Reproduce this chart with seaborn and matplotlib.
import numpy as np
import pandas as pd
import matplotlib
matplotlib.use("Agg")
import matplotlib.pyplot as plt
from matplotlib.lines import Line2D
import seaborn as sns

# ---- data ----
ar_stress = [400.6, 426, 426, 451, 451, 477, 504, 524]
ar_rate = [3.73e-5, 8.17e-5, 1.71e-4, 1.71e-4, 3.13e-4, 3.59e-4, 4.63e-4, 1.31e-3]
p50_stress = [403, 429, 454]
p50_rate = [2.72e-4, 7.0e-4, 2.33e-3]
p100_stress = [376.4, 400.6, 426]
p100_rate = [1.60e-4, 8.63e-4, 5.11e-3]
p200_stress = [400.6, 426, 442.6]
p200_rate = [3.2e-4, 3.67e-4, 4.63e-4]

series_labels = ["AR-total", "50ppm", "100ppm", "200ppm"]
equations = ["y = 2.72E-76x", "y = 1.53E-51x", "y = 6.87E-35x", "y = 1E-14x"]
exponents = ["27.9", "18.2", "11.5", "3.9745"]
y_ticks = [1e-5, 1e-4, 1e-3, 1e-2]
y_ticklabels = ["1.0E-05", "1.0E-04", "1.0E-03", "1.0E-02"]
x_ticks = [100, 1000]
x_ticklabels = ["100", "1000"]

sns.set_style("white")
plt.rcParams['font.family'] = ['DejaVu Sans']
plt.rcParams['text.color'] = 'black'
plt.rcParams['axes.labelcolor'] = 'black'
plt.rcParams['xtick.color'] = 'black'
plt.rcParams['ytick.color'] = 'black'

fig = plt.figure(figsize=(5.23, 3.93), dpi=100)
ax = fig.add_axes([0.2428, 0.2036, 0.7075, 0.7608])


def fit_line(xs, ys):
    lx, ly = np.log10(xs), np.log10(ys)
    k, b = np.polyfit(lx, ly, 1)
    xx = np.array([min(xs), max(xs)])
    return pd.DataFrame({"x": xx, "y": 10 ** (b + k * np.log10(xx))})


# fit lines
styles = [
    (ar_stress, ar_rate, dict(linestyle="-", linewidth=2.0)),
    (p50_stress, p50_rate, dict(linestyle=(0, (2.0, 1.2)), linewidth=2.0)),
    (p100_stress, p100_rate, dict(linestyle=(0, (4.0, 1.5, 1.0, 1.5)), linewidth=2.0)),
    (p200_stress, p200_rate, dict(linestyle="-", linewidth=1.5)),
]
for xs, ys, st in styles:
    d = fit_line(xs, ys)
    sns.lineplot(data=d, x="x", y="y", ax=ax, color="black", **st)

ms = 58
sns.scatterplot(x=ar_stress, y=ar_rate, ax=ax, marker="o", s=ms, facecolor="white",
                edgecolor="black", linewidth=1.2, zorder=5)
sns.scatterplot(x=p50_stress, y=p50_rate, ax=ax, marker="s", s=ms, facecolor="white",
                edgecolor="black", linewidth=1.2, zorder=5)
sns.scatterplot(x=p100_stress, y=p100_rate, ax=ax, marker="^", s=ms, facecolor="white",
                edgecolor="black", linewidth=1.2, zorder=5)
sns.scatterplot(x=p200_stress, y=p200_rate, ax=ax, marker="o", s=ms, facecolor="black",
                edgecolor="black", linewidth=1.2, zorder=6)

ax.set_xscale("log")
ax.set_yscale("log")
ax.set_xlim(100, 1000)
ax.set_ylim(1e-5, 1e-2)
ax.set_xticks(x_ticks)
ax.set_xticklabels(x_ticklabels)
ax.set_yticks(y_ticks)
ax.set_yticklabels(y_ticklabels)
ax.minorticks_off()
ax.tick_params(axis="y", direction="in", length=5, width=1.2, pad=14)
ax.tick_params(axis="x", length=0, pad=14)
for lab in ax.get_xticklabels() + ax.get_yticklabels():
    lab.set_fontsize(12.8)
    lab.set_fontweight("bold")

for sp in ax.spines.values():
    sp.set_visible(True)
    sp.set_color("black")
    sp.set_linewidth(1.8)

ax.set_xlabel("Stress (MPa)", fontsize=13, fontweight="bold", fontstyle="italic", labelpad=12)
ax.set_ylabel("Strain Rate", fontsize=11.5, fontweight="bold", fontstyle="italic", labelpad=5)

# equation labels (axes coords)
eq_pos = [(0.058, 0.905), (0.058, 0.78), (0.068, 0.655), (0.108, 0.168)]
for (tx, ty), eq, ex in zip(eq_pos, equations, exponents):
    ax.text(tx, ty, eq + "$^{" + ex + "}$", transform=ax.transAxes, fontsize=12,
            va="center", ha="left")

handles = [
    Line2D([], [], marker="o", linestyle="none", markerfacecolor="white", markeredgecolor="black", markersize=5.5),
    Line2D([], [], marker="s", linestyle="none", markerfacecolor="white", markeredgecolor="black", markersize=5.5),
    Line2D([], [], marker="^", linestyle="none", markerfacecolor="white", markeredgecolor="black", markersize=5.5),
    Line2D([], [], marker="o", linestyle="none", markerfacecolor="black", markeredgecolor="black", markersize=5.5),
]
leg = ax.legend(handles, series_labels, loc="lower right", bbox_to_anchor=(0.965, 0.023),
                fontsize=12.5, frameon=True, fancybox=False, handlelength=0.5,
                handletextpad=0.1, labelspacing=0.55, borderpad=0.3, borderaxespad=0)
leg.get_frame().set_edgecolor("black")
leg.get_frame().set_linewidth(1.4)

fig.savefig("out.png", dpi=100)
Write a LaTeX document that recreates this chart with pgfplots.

== == ==

*Work required*: Determine the number of lines where the string "matplotlib" occurs, and give that number only.

*Answer in full*: 5